By the summer of 1944 it was clear that Germany faced inevitable defeat but rather than abandon the ‘Final
Solution’ it was escalated. Only in November 1944 did the Nazis attempt to destroy evidence of the
crematoria at Auschwitz, as Soviet troops advanced into Poland.

Between 1942 and 1944, over 2.5 million Jews died in Auschwitz alone.

Death marches
From autumn 1944, the Nazi regime carried out a frantic evacuation.
Some camps were shut down and the prisoners forced to march long
distances westwards as the Red Army advanced. Hundreds died of
malnutrition, illness and the effects of extreme cold weather. Many
were shot by their guards. In total an estimated 250,000-400,000
people died during these marches.

The End of the War


The implementation of the ‘Final Solution’ was never completed:
In January 1945, Soviet forces liberated Auschwitz.

In the following months American troops liberated Dachau and Mauthausen in the west.

British troops liberated Bergen-Belsen and Buchenwald in the north.

By May 1945 Hitler was dead, Germany had surrendered and the full horror of the camps was revealed.

It is estimated over 6 million Jews in total were killed in the Holocaust.
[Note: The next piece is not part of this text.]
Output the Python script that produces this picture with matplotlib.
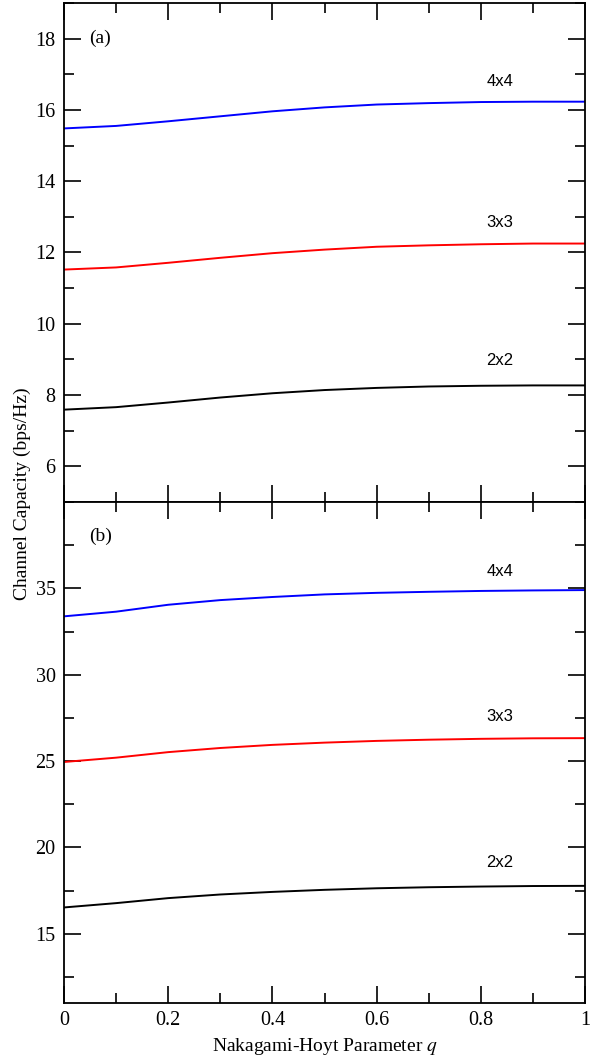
import numpy as np
import matplotlib
matplotlib.use("Agg")
import matplotlib.pyplot as plt
from matplotlib.ticker import MultipleLocator, FixedLocator

plt.rcParams["mathtext.fontset"] = "stix"

# Nakagami-Hoyt parameter q
q = [0.0, 0.1, 0.2, 0.3, 0.4, 0.5, 0.6, 0.7, 0.8, 0.9, 1.0]

# (a) capacity, bps/Hz
cap_a_2x2 = [7.59, 7.66, 7.79, 7.93, 8.05, 8.14, 8.20, 8.24, 8.26, 8.27, 8.27]
cap_a_3x3 = [11.52, 11.58, 11.71, 11.85, 11.98, 12.08, 12.16, 12.20, 12.23, 12.25, 12.25]
cap_a_4x4 = [15.48, 15.55, 15.68, 15.82, 15.96, 16.07, 16.15, 16.19, 16.22, 16.23, 16.23]

# (b) capacity, bps/Hz
cap_b_2x2 = [16.53, 16.78, 17.07, 17.28, 17.43, 17.55, 17.64, 17.70, 17.74, 17.77, 17.78]
cap_b_3x3 = [24.95, 25.20, 25.52, 25.76, 25.94, 26.07, 26.17, 26.24, 26.29, 26.32, 26.33]
cap_b_4x4 = [33.38, 33.65, 34.05, 34.32, 34.50, 34.65, 34.74, 34.80, 34.85, 34.88, 34.90]

yticks_a = [6, 8, 10, 12, 14, 16, 18]
yticks_b = [15, 20, 25, 30, 35]
xticks = [0, 0.2, 0.4, 0.6, 0.8, 1.0]
xtick_labels = ["0", "0.2", "0.4", "0.6", "0.8", "1"]

serif = "Liberation Serif"
sans = "Liberation Sans"

fig = plt.figure(figsize=(6.02, 10.55), dpi=100)
ax1 = fig.add_axes([0.1063, 0.5242, 0.8655, 0.4730])
ax2 = fig.add_axes([0.1063, 0.0493, 0.8655, 0.4749], sharex=ax1)


def style(ax, major_ticks, minor):
    ax.xaxis.set_major_locator(FixedLocator(xticks))
    ax.xaxis.set_minor_locator(MultipleLocator(0.1))
    ax.yaxis.set_major_locator(FixedLocator(major_ticks))
    ax.yaxis.set_minor_locator(MultipleLocator(minor))
    ax.tick_params(which="both", direction="in", top=True, right=True,
                   width=1.2, labelsize=14.5, pad=6)
    ax.tick_params(which="major", length=12)
    ax.tick_params(which="minor", length=7)
    for s in ax.spines.values():
        s.set_linewidth(1.3)
    for lab in ax.get_xticklabels() + ax.get_yticklabels():
        lab.set_fontfamily(serif)


ax1.plot(q, cap_a_4x4, color="blue", lw=1.4)
ax1.plot(q, cap_a_3x3, color="red", lw=1.4)
ax1.plot(q, cap_a_2x2, color="black", lw=1.4)
ax1.set_xlim(0, 1)
ax1.set_ylim(5, 19)
style(ax1, yticks_a, 1)
ax1.tick_params(labelbottom=False)
ax1.text(0.048, 18, "(a)", fontsize=14, family=serif, va="center", ha="left")
ax1.text(0.837, 16.8, "4x4", fontsize=12, family=sans, ha="center", va="center")
ax1.text(0.837, 12.84, "3x3", fontsize=12, family=sans, ha="center", va="center")
ax1.text(0.837, 8.97, "2x2", fontsize=12, family=sans, ha="center", va="center")

ax2.plot(q, cap_b_4x4, color="blue", lw=1.4)
ax2.plot(q, cap_b_3x3, color="red", lw=1.4)
ax2.plot(q, cap_b_2x2, color="black", lw=1.4)
ax2.set_ylim(11, 40)
style(ax2, yticks_b, 2.5)
ax2.set_xticklabels(xtick_labels, fontfamily=serif)
ax2.text(0.048, 38, "(b)", fontsize=14, family=serif, va="center", ha="left")
ax2.text(0.837, 36.0, "4x4", fontsize=12, family=sans, ha="center", va="center")
ax2.text(0.837, 27.6, "3x3", fontsize=12, family=sans, ha="center", va="center")
ax2.text(0.837, 19.13, "2x2", fontsize=12, family=sans, ha="center", va="center")
ax2.set_xlabel("Nakagami-Hoyt Parameter $q$", fontsize=14, family=serif, labelpad=4)

fig.text(0.037, 0.532, "Channel Capacity (bps/Hz)", rotation=90, fontsize=14,
         family=serif, ha="center", va="center")

fig.savefig("out.png", dpi=100)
Over 7 million non-Jews were also
killed in a variety of ways: Slavs, Poles, Russians, Gypsies, LGBTQ, mentally ill and physically
handicapped

The Evolution of the ‘Final Solution’: An Overview


1. Anti-Semitism & The appeal of the Nazi Party
2. Discrimination Against Jews 1933-37
3. Growth of Radical Anti-Semitism 1937-39
4. Persecution of Polish Jews 1939-41, ghettoisation
5. The Invasion of Russia 1941: Einsatzgruppen Shootings
6. Extermination Camps open (Chelmo 1941)
7. The Wannsee Conference, January 1942
8. ‘The Final Solution’ 1942-1945

Exam Practice:

‘The ‘Final Solution’ was the result of a systematic plan’. Assess the validity of this view.

Words to define?

Date range?

Four Themes?

Causation or change question?

Homework: Revision Style Essay Plan


TASK 1: ON a separate sheet of paper, write up a detailed essay plan for this question FROM
MEMORY
TASK 2: In a different colour pen, use your worksheet to add more factual details.